■ Task statement ■
Below are several entries. Transcribe exactly those lines that fall from the one with "Convert this chart to matplotlib code." through the one with "plt.rcParams['mathtext.sf'] = 'Liberation", end lines included.

(Records from a data collection)
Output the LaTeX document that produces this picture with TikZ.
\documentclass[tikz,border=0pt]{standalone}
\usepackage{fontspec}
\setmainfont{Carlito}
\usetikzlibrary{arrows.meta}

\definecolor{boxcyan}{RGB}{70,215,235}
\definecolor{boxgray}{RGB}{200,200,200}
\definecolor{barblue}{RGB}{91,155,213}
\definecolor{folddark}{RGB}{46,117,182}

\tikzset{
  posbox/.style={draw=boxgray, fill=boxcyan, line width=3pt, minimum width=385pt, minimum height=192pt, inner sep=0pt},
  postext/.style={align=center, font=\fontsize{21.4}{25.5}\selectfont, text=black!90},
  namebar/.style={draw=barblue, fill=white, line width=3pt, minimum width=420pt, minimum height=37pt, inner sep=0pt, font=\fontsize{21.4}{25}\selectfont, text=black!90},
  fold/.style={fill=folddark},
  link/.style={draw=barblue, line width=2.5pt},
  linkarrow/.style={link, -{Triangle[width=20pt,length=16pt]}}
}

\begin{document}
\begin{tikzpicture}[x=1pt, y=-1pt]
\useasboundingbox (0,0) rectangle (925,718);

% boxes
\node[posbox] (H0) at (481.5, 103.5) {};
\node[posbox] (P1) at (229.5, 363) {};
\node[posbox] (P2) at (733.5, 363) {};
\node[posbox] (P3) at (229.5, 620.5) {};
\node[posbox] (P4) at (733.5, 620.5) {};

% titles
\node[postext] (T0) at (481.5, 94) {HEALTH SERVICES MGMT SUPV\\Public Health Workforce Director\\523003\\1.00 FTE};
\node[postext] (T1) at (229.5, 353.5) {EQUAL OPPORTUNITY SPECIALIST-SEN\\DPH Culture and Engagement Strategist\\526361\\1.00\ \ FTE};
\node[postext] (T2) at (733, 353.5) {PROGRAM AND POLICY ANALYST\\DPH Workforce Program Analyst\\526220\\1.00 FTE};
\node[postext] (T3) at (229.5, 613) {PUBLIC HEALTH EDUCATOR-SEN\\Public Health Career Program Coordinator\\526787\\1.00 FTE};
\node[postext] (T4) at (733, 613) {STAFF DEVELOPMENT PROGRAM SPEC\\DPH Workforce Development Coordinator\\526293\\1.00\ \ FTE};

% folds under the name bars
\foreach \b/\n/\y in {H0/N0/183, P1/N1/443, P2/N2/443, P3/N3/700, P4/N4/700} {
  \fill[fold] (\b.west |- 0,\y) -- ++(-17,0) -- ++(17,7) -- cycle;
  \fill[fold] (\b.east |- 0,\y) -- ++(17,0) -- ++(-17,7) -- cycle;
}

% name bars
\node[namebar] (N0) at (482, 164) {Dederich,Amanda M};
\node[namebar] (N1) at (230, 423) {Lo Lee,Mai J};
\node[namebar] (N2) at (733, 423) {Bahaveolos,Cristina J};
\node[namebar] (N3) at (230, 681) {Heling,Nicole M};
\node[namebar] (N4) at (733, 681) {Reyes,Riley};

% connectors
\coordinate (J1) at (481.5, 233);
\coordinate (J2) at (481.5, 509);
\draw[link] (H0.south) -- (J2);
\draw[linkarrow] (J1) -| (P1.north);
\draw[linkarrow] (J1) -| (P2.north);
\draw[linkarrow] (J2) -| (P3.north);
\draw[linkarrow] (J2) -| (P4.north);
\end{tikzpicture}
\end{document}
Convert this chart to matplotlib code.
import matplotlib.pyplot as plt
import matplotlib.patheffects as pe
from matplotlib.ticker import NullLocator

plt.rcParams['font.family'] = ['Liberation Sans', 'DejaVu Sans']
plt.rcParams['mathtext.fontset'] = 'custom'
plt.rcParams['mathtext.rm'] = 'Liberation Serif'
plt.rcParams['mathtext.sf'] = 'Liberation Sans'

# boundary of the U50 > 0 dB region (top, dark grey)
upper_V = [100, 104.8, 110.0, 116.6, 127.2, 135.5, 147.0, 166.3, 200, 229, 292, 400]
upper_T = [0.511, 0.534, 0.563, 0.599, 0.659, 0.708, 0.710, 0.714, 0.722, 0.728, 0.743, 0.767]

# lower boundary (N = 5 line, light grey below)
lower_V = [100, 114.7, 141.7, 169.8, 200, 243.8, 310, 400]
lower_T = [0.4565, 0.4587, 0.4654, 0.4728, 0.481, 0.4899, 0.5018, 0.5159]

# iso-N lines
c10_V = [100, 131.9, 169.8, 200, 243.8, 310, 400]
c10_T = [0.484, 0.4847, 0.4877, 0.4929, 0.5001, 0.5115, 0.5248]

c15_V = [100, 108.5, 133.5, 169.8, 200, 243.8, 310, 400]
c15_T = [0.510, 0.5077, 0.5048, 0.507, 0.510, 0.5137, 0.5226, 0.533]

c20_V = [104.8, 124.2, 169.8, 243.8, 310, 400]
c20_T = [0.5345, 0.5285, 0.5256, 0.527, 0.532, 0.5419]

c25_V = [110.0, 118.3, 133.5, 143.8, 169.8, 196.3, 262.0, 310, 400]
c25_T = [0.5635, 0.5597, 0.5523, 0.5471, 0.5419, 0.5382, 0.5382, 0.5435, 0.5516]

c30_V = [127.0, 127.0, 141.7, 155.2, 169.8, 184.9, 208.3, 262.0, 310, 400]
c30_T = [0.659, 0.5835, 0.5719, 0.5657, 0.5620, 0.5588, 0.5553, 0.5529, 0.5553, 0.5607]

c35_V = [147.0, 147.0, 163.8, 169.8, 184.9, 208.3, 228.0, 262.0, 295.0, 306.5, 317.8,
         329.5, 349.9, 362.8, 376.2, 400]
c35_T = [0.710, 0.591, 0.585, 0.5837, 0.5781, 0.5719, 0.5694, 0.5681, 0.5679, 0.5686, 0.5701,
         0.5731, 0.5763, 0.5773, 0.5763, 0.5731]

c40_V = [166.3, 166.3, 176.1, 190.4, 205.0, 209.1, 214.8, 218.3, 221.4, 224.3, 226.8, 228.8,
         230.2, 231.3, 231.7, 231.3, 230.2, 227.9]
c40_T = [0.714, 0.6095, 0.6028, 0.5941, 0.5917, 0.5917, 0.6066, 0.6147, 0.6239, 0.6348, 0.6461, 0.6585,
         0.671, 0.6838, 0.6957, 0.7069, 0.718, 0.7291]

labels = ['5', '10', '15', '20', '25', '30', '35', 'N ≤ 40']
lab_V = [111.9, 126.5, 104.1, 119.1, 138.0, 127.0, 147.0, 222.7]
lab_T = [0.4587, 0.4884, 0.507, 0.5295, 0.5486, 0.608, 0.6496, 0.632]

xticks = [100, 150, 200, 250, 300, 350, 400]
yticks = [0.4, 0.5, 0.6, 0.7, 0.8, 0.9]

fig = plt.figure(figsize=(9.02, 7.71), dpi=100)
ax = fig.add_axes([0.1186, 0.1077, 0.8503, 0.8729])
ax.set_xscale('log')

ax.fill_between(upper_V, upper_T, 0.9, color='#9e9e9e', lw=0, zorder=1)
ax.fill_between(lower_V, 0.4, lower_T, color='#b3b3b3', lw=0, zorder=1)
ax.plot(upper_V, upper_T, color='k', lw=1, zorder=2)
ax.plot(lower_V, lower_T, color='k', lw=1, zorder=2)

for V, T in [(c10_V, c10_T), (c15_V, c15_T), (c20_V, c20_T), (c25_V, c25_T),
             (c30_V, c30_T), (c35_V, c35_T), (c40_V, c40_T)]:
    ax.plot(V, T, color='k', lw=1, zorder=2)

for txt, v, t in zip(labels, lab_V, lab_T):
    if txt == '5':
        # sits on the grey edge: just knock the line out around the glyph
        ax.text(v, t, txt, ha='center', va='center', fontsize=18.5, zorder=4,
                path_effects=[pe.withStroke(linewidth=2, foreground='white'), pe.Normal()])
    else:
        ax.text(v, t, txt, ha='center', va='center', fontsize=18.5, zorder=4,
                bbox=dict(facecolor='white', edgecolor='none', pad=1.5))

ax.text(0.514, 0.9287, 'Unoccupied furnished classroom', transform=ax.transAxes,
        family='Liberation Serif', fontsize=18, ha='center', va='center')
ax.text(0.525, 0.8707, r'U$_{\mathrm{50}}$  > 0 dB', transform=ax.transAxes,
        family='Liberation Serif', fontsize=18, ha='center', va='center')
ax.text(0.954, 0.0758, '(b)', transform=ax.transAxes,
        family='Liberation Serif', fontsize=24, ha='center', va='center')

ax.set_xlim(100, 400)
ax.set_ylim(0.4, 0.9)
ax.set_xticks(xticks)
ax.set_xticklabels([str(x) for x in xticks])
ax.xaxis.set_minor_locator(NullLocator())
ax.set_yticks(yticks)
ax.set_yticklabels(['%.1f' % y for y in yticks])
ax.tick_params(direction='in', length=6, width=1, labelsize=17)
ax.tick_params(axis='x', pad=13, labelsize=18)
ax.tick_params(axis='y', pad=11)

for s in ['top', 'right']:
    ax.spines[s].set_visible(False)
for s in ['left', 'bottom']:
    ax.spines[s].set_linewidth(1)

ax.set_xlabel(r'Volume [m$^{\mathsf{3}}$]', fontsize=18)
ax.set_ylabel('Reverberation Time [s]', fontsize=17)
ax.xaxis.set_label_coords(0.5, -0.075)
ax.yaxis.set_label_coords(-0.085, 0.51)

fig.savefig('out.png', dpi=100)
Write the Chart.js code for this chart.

■ Answer for the task ■
Convert this chart to matplotlib code.
import matplotlib.pyplot as plt
import matplotlib.patheffects as pe
from matplotlib.ticker import NullLocator

plt.rcParams['font.family'] = ['Liberation Sans', 'DejaVu Sans']
plt.rcParams['mathtext.fontset'] = 'custom'
plt.rcParams['mathtext.rm'] = 'Liberation Serif'
plt.rcParams['mathtext.sf'] = 'Liberation Sans'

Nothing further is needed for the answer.